An interesting article by Ryan T. Anderson appeared on Ricochet.
First, a bit about the author.
Ryan T. Anderson researches and writes about justice and moral principles in economic thought, health care and education as the William E. Simon Fellow in Religion and a Free Society at The Heritage Foundation. He also has expertise in bioethics, marriage, religious liberty and natural law theory.
Anderson, who joined Heritage’s DeVos Center for Religion and Civil Society in 2012, also is the editor of Public Discourse, the online journal of the Witherspoon Institute of Princeton, N.J.
Anderson’s recent work focuses on the moral and constitutional questions surrounding same-sex “marriage.” He is the co-author with Princeton’s Robert P. George and Sherif Girgis of “What Is Marriage? Man and Woman: A Defense” (Encounter Books, December 2012). The three also co-wrote the article “What is Marriage?” in the winter 2011 issue of Harvard Journal of Law and Public Policy.
[…]Anderson received his bachelor of arts degree from Princeton University, graduatingPhi Beta Kappa and magna cum laude. He is a doctoral candidate in political philosophy at the University of Notre Dame, where he received his master’s degree.
The point I wanted to pull out his piece on Ricochet was that gay activists admit that one of the motives for redefining marriage is to destroy central aspects of traditional marriage, such as monogamy, sexual exclusivity and pledged permanence.
He writes:
Redefining marriage would abandon the norm of male-female sexual complementarity as an essential characteristic of marriage. Making that optional would also make other essential characteristics—like monogamy, exclusivity and permanency—optional, as my co-authors and I argue in our new book, What Is Marriage? Man and Woman: A Defense. We also show how it is increasingly confirmed by the rhetoric and arguments of those who would redefine marriage (“revisionists”) and by the policies that their more candid leaders increasingly embrace. Indeed, several commentators on Tuesday’s post explicitly jettisoned monogamy, sexual exclusivity and pledged permanence as demands of marriage.
Consider the norm of monogamy. In testifying before Congress against the Defense of Marriage Act (DOMA), prominent New York University professor Judith Stacey expressed hope that the revisionist view’s triumph would give marriage “varied, creative and adaptive contours . . . [leading some to] question the dyadic limitations of Western marriage and seek . . . small group marriages.”
In their statement “Beyond Same-Sex Marriage,” more than 300 self-styled LGBT and allied scholars and advocates—including prominent Ivy League professors—call for legally recognizing sexual relationships involving more than two partners. University of Calgary professor Elizabeth Brake argues in her book Minimizing Marriage that justice requires using legal recognition to “denormalize the ideal of heterosexual monogamy” and correct for “past discrimination against homosexuals, bisexuals, polygamists and care networks.”

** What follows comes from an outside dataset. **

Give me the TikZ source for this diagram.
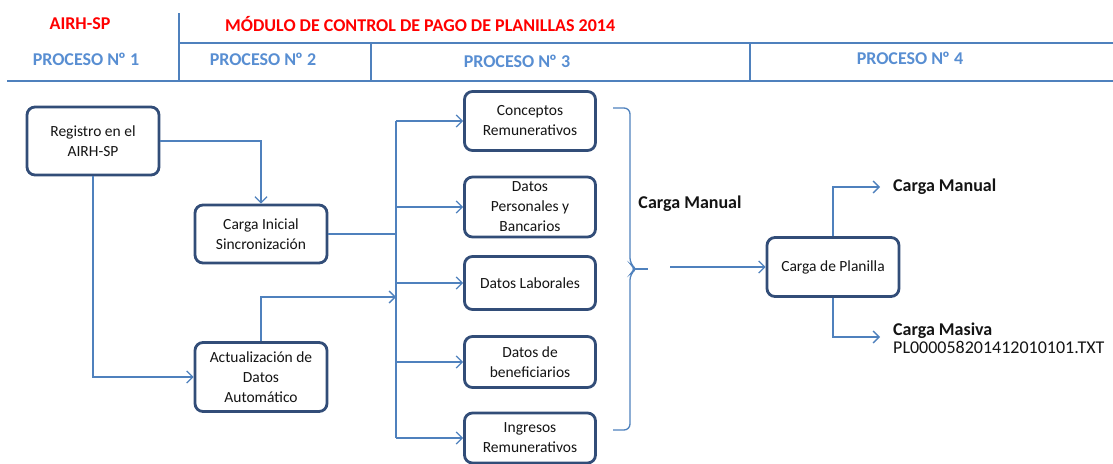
\documentclass[tikz,border=0pt]{standalone}
\usepackage{fontspec}
\setmainfont{Carlito}
\usepackage{tikz}
\usetikzlibrary{arrows.meta,%
                positioning}
\definecolor{azul}{RGB}{79,129,189}
\definecolor{borde}{RGB}{50,77,120}
\definecolor{titulo}{RGB}{88,142,210}
\definecolor{texto}{RGB}{20,20,20}

\begin{document}
\begin{tikzpicture}[x = 1pt, y = -1pt, >={Straight Barb[length=6pt,width=12pt]}]
  \tikzstyle{every node} = [inner sep = 1pt]
  \tikzstyle{caja} = [draw = borde, line width = 2.8pt,
                      rounded corners = 8pt, fill = white,
                      align = center, text = texto,
                      minimum width = 132pt,
                      font = \fontsize{15.5}{20}\selectfont]
  \tikzstyle{rojo} = [text = red, font = \bfseries\fontsize{18}{22}\selectfont]
  \tikzstyle{proceso} = [text = titulo, font = \bfseries\fontsize{18}{22}\selectfont]
  \tikzstyle{etiqueta} = [text = texto, font = \bfseries\fontsize{18}{22}\selectfont]
  \tikzstyle{archivo} = [text = texto, font = \fontsize{18}{22}\selectfont]
\tikzset{tabla/.style={draw = azul, line width = 1.8pt}}
\tikzset{conector/.style={draw = azul, line width = 1.3pt}}
\tikzset{flecha/.style={conector, ->}}
\useasboundingbox (0,0) rectangle (1113,463);

\draw[tabla] (179,13) -- (179,81);
\draw[tabla] (179,43) -- (1113,43);
\draw[tabla] (7,81) -- (1113,81);
\draw[tabla] (371,43) -- (371,81);
\draw[tabla] (750,43) -- (750,81);

\node[rojo] (airh) at (80,24) {AIRH-SP};
\node[rojo, anchor = west] (modulo) at (224,24) {MÓDULO DE CONTROL DE PAGO DE PLANILLAS 2014};
\node[proceso] (p1) at (86,59) {PROCESO N\kern-1ptº 1};
\node[proceso] (p2) at (263,59) {PROCESO N\kern-1ptº 2};
\node[proceso] (p3) at (517,61) {PROCESO N\kern-1ptº 3};
\node[proceso] (p4) at (910,58) {PROCESO N\kern-1ptº 4};

\node[caja, minimum height = 68pt] (registro) at (93,141) {Registro en el\\AIRH-SP};
\node[caja, minimum height = 58pt] (inicial) at (261,234) {Carga Inicial\\Sincronización};
\node[caja, minimum height = 69pt] (actual) at (261,377) {Actualización de\\Datos\\Automático};

\node[caja, minimum width = 131pt, minimum height = 59pt] (conceptos) at (530,121) {Conceptos\\Remunerativos};
\node[caja, minimum width = 131pt, minimum height = 60pt] (personales) at (530,207) {Datos\\Personales y\\Bancarios};
\node[caja, minimum width = 131pt, minimum height = 53pt] (laborales) at (530,283) {Datos Laborales};
\node[caja, minimum width = 131pt, minimum height = 51pt] (beneficiarios) at (530,362) {Datos de\\beneficiarios};
\node[caja, minimum width = 131pt, minimum height = 50pt] (ingresos) at (530,438) {Ingresos\\Remunerativos};

\node[etiqueta] (manual) at (690,204) {Carga Manual};
\node[caja, minimum height = 59pt] (planilla) at (833,267) {Carga de Planilla};

\node[etiqueta, anchor = west] (salida1) at (892,187) {Carga Manual};
\node[etiqueta, anchor = west] (salida2) at (892,331) {Carga Masiva};
\node[archivo, anchor = north west] (txt) at (salida2.south west) {PL000058201412010101.TXT};

\coordinate (b1) at (396,121);
\coordinate (b2) at (396,207);
\coordinate (b3) at (396,283);
\coordinate (b4) at (396,362);
\coordinate (b5) at (396,438);
\coordinate (ba) at (396,297);
\coordinate (cm) at (670,267);
\coordinate (alto) at (880,187);
\coordinate (bajo) at (880,337);

\draw[flecha] (registro.east) -| (inicial.north);
\draw[flecha] (registro.south) |- (actual.west);
\draw[conector] (inicial.east) -- (inicial.east -| b1);
\draw[flecha] (actual.north) |- (ba);
\draw[conector] (b1) -- (b5);
\draw[flecha] (b1) -- (conceptos);
\draw[flecha] (b2) -- (personales);
\draw[flecha] (b3) -- (laborales);
\draw[flecha] (b4) -- (beneficiarios);
\draw[flecha] (b5) -- (ingresos);

\draw[conector, rounded corners = 6pt] (613,108) -- (630,108) -- (630,264) -- (636,269) -- (630,274) -- (630,430) -- (613,430);
\draw[conector] (634,269) -- (648,269);
\draw[flecha] (cm) -- (planilla);
\draw[flecha] (planilla.north) |- (alto);
\draw[flecha] (planilla.south) |- (bajo);

\end{tikzpicture}
\end{document}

And exclusivity? Andrew Sullivan, who has extolled the “spirituality” of “anonymous sex,” writes in his book Virtually Normal that the “openness” of same-sex relationships could enhance the bonds of husbands and wives:
Same-sex unions often incorporate the virtues of friendship more effectively than traditional marriages; and at times, among gay male relationships, the openness of the contract makes it more likely to survive than many heterosexual bonds. . . . [T]here is more likely to be greater understanding of the need for extramarital outlets between two men than between a man and a woman. . . . [S]omething of the gay relationship’s necessary honesty, its flexibility, and its equality could undoubtedly help strengthen and inform many heterosexual bonds.
Similarly, in a New York Times Magazine profile titled “Married, With Infidelities”, Dan Savage encourages spouses to adopt “a more flexible attitude” about allowing each other to seek sex outside their marriage. A piece titled “Monogamish” in The Advocate, a gay-interest newsmagazine, supports this point still more candidly:
Anti-equality right-wingers have long insisted that allowing gays to marry will destroy the sanctity of “traditional marriage,” and, of course, the logical, liberal party-line response has long been “No, it won’t.” But what if—for once—the sanctimonious crazies are right? Could the gay male tradition of open relationships actually alter marriage as we know it? And would that be such a bad thing?
As the article’s blurb reads: “We often protest when homophobes insist that same-sex marriage will change marriage for straight people too. But in some ways, they’re right.”
These are the words of leading supporters of same-sex marriage. If you believe in monogamy and exclusivity—and the benefits these bring to orderly procreation and child wellbeing—but would redefine civil marriage, take note.
I wrote before about how feminism debased marriage, and same-sex marriage should be viewed as phase two of the radical feminist enterprise. Surprise! These left-wing groups don’t like natural, traditional marriage.